Payment firms jittery with BHIM growth, ask PM to make NPCI a neutral body

NPCI

The recent launch of BHIM app, backed by National Payment Corporation of India (NPCI), was hailed in the fintech space as many saw it as a push by the government towards cashless economy, which will help the entire ecosystem.

In the past few months, there has been a strong support by the NPCI to make BHIM app a hit, besides, the government’s plan to outlay nearly Rs 500 crore for cashback and bonus only for this UPI app.

These new developments have touched off jitters among entrepreneurs who see the growing clout of BHIM as a threat to their payment platforms.

Amidst this, several leading entreprenuers in the payments sector, including Paytm’s Vijay Shekhar Sharma and PhonePe’s Sameer Nigam, have recommended to the Prime Minister and the government that the NPCI be made a neutral body to ensure a level-playing field between banks and private tech companies.

Besides Sharma and Nigam, other members from some other payment companies such as Mswipe and Instamojo were also part of the group which sent its recommendation to the PM and the government..

“We asked that NPCI must not be only owned by banks and that it should ensure there is a level-playing field between banks and other players,” one of the entrepreneur told ET.

NPCI’s 74.7 per cent of the shareholding is held by 10 promoter banks. Last year, NPCI broad-based its shareholding base to 56 banks from 10 banks earlier, and the shareholding of public sector banks as a group is now 57 per cent, while that of private sector banks is 17 per cent.

The Ratan Watal committee report released last year had also recommended that NPCI move towards diffused shareholding while also stating that the ownership structure of NPCI might be conflicted with its pivotal role in the digital payments ecosystem.

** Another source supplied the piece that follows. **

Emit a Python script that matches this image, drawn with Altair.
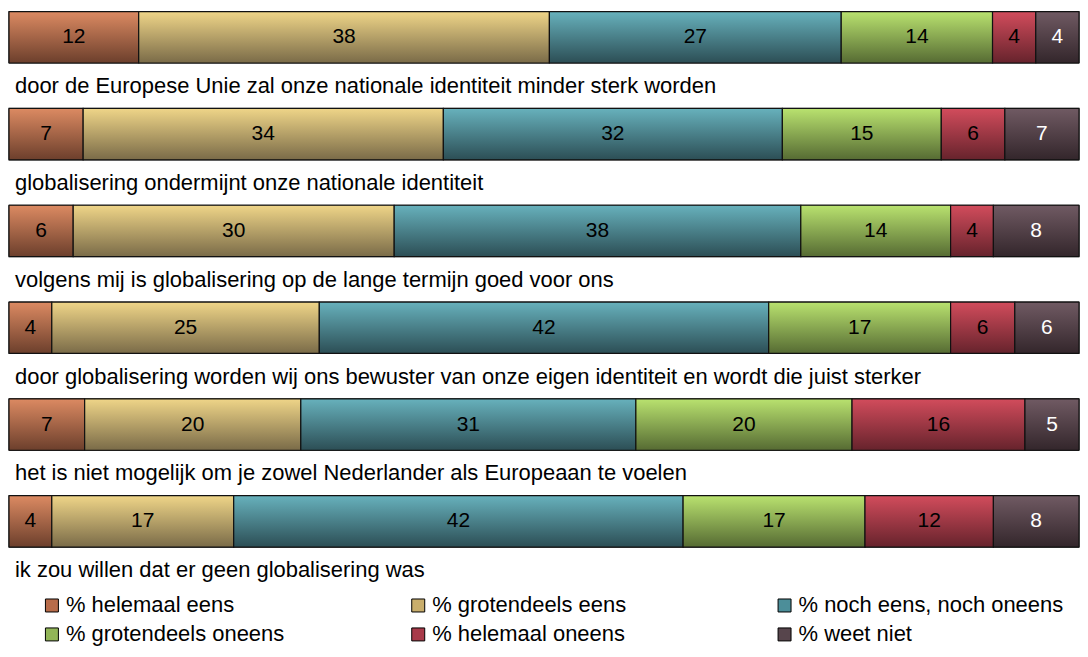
import altair as alt
import pandas as pd

statements = [
    "door de Europese Unie zal onze nationale identiteit minder sterk worden",
    "globalisering ondermijnt onze nationale identiteit",
    "volgens mij is globalisering op de lange termijn goed voor ons",
    "door globalisering worden wij ons bewuster van onze eigen identiteit en wordt die juist sterker",
    "het is niet mogelijk om je zowel Nederlander als Europeaan te voelen",
    "ik zou willen dat er geen globalisering was",
]
categories = [
    "% helemaal eens",
    "% grotendeels eens",
    "% noch eens, noch oneens",
    "% grotendeels oneens",
    "% helemaal oneens",
    "% weet niet",
]
helemaal_eens = [12, 7, 6, 4, 7, 4]
grotendeels_eens = [38, 34, 30, 25, 20, 17]
noch_eens_noch_oneens = [27, 32, 38, 42, 31, 42]
grotendeels_oneens = [14, 15, 14, 17, 20, 17]
helemaal_oneens = [4, 6, 4, 6, 16, 12]
weet_niet = [4, 7, 8, 6, 5, 8]
series = [helemaal_eens, grotendeels_eens, noch_eens_noch_oneens,
          grotendeels_oneens, helemaal_oneens, weet_niet]

top_colors = ["#dc8a62", "#efd588", "#67b1bc", "#b9e26f", "#d24c5c", "#705a63"]
bottom_colors = ["#6c3f2c", "#7a6b48", "#2c4e55", "#566b33", "#66232c", "#33262b"]
legend_colors = ["#b86c4a", "#c9ae6c", "#4c8e99", "#92b558", "#a83a49", "#57454c"]
label_colors = ["#000000", "#000000", "#000000", "#000000", "#000000", "#ffffff"]

rows = []
for si, s in enumerate(statements):
    for ci, c in enumerate(categories):
        rows.append({"statement": s, "category": c, "order": ci,
                     "value": series[ci][si], "lab": label_colors[ci]})
df = pd.DataFrame(rows)

FONT = "Liberation Sans"

base = alt.Chart(df).transform_stack(
    stack="value", groupby=["statement"], as_=["x0", "x1"],
    offset="normalize", sort=[alt.SortField("order")]
)

xs = alt.Scale(domain=[0, 1], nice=False, zero=False)
ys = alt.Scale(domain=statements, paddingInner=0.469, paddingOuter=0.031)

legend_layer = base.mark_bar(stroke="#000", strokeWidth=1).encode(
    x=alt.X("x0:Q", scale=xs, axis=None),
    x2="x1:Q",
    y=alt.Y("statement:N", scale=ys, axis=None, sort=statements),
    color=alt.Color(
        "category:N",
        scale=alt.Scale(domain=categories, range=legend_colors),
        sort=categories,
        legend=alt.Legend(
            title=None, orient="none", legendX=32, legendY=587,
            columns=3, direction="horizontal", gridAlign="all",
            columnPadding=76, rowPadding=7, padding=0,
            symbolType="square", symbolSize=169, symbolStrokeColor="#000",
            symbolStrokeWidth=1, symbolOffset=0, labelOffset=3,
            labelFont=FONT, labelFontSize=22, labelColor="#000",
            labelLimit=400,
        ),
    ),
)

grad_layers = []
for ci, c in enumerate(categories):
    grad = alt.LinearGradient(
        gradient="linear",
        stops=[alt.GradientStop(offset=0, color=top_colors[ci]),
               alt.GradientStop(offset=1, color=bottom_colors[ci])],
        x1=0, x2=0, y1=0, y2=1,
    )
    grad_layers.append(
        base.transform_filter(alt.datum.category == c)
        .mark_bar(color=grad, stroke="#111", strokeWidth=1.2)
        .encode(
            x=alt.X("x0:Q", scale=xs, axis=None),
            x2="x1:Q",
            y=alt.Y("statement:N", scale=ys, axis=None, sort=statements),
        )
    )

numbers = base.transform_calculate(xm="(datum.x0 + datum.x1) / 2").mark_text(
    font=FONT, fontSize=21, baseline="middle", align="center"
).encode(
    x=alt.X("xm:Q", scale=xs, axis=None),
    y=alt.Y("statement:N", scale=ys, axis=None, sort=statements),
    text="value:Q",
    color=alt.Color("lab:N", scale=None),
)

stmt_labels = base.transform_filter(alt.datum.order == 0).mark_text(
    font=FONT, fontSize=22, baseline="middle", align="left", dx=6, dy=49,
    color="#000"
).encode(
    x=alt.datum(0, scale=xs),
    y=alt.Y("statement:N", scale=ys, axis=None, sort=statements),
    text="statement:N",
)

chart = alt.layer(legend_layer, *grad_layers, numbers, stmt_labels).properties(
    width=1072, height=542.5, padding=0
).configure_view(stroke=None)

chart.save("out.html", embed_options={"renderer": "svg", "actions": False})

“The committee feels that it might be desirable to explore ways in which the shareholding could be diffused, and ownership of NPCI be demutualised from the payment system participants. For example, at least 51 per cent of the paid up equity share capital could be held by the public, with no person individually or through persons acting in concert should hold more than 5 per cent of the shares of the company,” the committee said.